If I can’t find all the gifts in the Burlington Arcade, I can shop at a department store–Harding Howell and Co, which sells everything from lace and every kind of haberdashery, but also jewelry, watches, clocks, perfumery and more. Harding Howell and Co. was opened in 1807 in Pall Mall, but it closed in 1820, so I couldn’t visit it on my recent trip.

I have a list to follow of what I’m looking for. (In 1819, I was organized; not so much now.)

Dear Husband: He likes gizmos. And he loves clocks. I think I’ll buy him a French clock. But he’d like a gizmo toy, too, like some kind of automaton.

Dear Daughter: She’s a music lover. I might buy her the latest piano sheet music from the music seller in the arcade although guitar is her instrument of choice. Maybe she’d play the harp in the Regency.

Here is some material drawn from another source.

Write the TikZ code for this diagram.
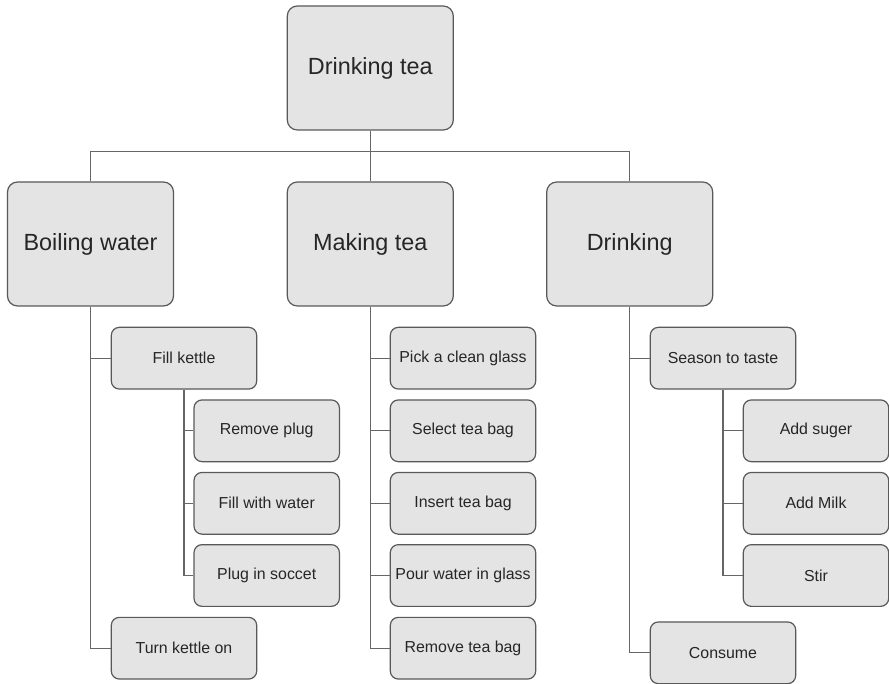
\documentclass[tikz,border=0pt]{standalone}
\usepackage{fontspec}
\setmainfont{Liberation Sans}
\definecolor{boxfill}{HTML}{E4E4E4}
\definecolor{boxline}{HTML}{595959}
\definecolor{wire}{HTML}{666666}
\definecolor{ink}{HTML}{262626}
\begin{document}
\begin{tikzpicture}[x=1pt, y=-1pt,
  bigbox/.style={draw=boxline, fill=boxfill, line width=1.2pt, rounded corners=10pt,
    minimum width=166pt, minimum height=124pt, inner sep=0pt, text=ink,
    font=\fontsize{23.4}{28}\selectfont},
  smallbox/.style={draw=boxline, fill=boxfill, line width=1.2pt, rounded corners=8pt,
    minimum width=145.4pt, minimum height=61.7pt, inner sep=0pt, text=ink,
    font=\fontsize{15.9}{19}\selectfont},
  link/.style={draw=wire, line width=1.3pt}]
\useasboundingbox (0,0) rectangle (889,684);

% level 0 and 1
\node[bigbox] (top)   at (370.3,68)  {Drinking tea};
\node[bigbox] (boil)  at (90.5,244)  {Boiling water};
\node[bigbox] (make)  at (370.3,244) {Making tea};
\node[bigbox] (drink) at (629.7,244) {Drinking};

% boiling water branch
\node[smallbox] (fill)   at (184,358.2)   {Fill kettle};
\node[smallbox] (plug)   at (266.7,430.8) {Remove plug};
\node[smallbox] (water)  at (266.7,503.3) {Fill with water};
\node[smallbox] (socket) at (266.7,575.5) {Plug in soccet};
\node[smallbox] (turn)   at (184,648.2)   {Turn kettle on};

% making tea branch
\node[smallbox] (glass)  at (463,358.2) {Pick a clean glass};
\node[smallbox] (select) at (463,430.8) {Select tea bag};
\node[smallbox] (insert) at (463,503.3) {Insert tea bag};
\node[smallbox] (pour)   at (463,575.5) {Pour water in glass};
\node[smallbox] (remove) at (463,648.2) {Remove tea bag};

% drinking branch
\node[smallbox] (season)  at (723,358.2) {Season to taste};
\node[smallbox] (sugar)   at (816,430.8) {Add suger};
\node[smallbox] (milk)    at (816,503.3) {Add Milk};
\node[smallbox] (stir)    at (816,575.5) {Stir};
\node[smallbox] (consume) at (723,652.8) {Consume};

% top-level bus
\draw[link] (top.south) -- ++(0,21) coordinate (bus);
\draw[link] (boil.north) |- (bus) -| (drink.north);
\draw[link] (bus) -- (make.north);

% boiling water connectors
\draw[link] (boil.south) |- (turn.west);
\draw[link] (boil.south |- fill.west) -- (fill.west);
\draw[link] (fill.south) |- (socket.west);
\draw[link] (fill.south |- plug.west) -- (plug.west);
\draw[link] (fill.south |- water.west) -- (water.west);

% making tea connectors
\draw[link] (make.south) |- (remove.west);
\draw[link] (make.south |- glass.west) -- (glass.west);
\draw[link] (make.south |- select.west) -- (select.west);
\draw[link] (make.south |- insert.west) -- (insert.west);
\draw[link] (make.south |- pour.west) -- (pour.west);

% drinking connectors
\draw[link] (drink.south) |- (consume.west);
\draw[link] (drink.south |- season.west) -- (season.west);
\draw[link] (season.south) |- (stir.west);
\draw[link] (season.south |- sugar.west) -- (sugar.west);
\draw[link] (season.south |- milk.west) -- (milk.west);
\end{tikzpicture}
\end{document}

Dear Son: He’d probably want the latest in dueling pistols. Or the best hunting whip, although in today’s world, his shooting would be confined to video games and his vehicle accessory would probably be a GPS or cell phone holder.

Dear Daughter-in-law: (she wasn’t on that 2011 list, but I must add her now) She is an artist, so I would purchase art supplies from Thomas Hewlett Oil and Colourman near the Egyptian Hall, like Jack did in Gallant Officer, Forbidden Lady.

Dearest Grandson!: (also not on the 2011 list – he’s only 17 mos. old, after all) Grandson loves cars and trucks, so I suppose in 1819, he might like a toy horse and carriage from Mr. Hamley’s toy store on High Holburn Street, the toy store where Anna and Brent bought toys for Brent’s children in Born To Scandal.

Dear Sisters: for one I’ll have to go to Jermyn Street and buy her some fragrance from Floris (where she and I shopped this past September!). The other might like a pretty new bonnet–I’d get her a Yorkshire terrier puppy (she has 3 already) but the breed won’t exist for a few years yet.

Dear Friends: Oh, I know what I’d buy them. BOOKS!!! Perhaps in 1819, I’d buy them two books in one. Northanger Abbey and Persuasion, published in 1818. Sadly the author died in 1817, but she is our favorite author.

What gifts would you buy for friends and family if you were shopping in Regency England?

And, are you as ill-prepared as I am this year?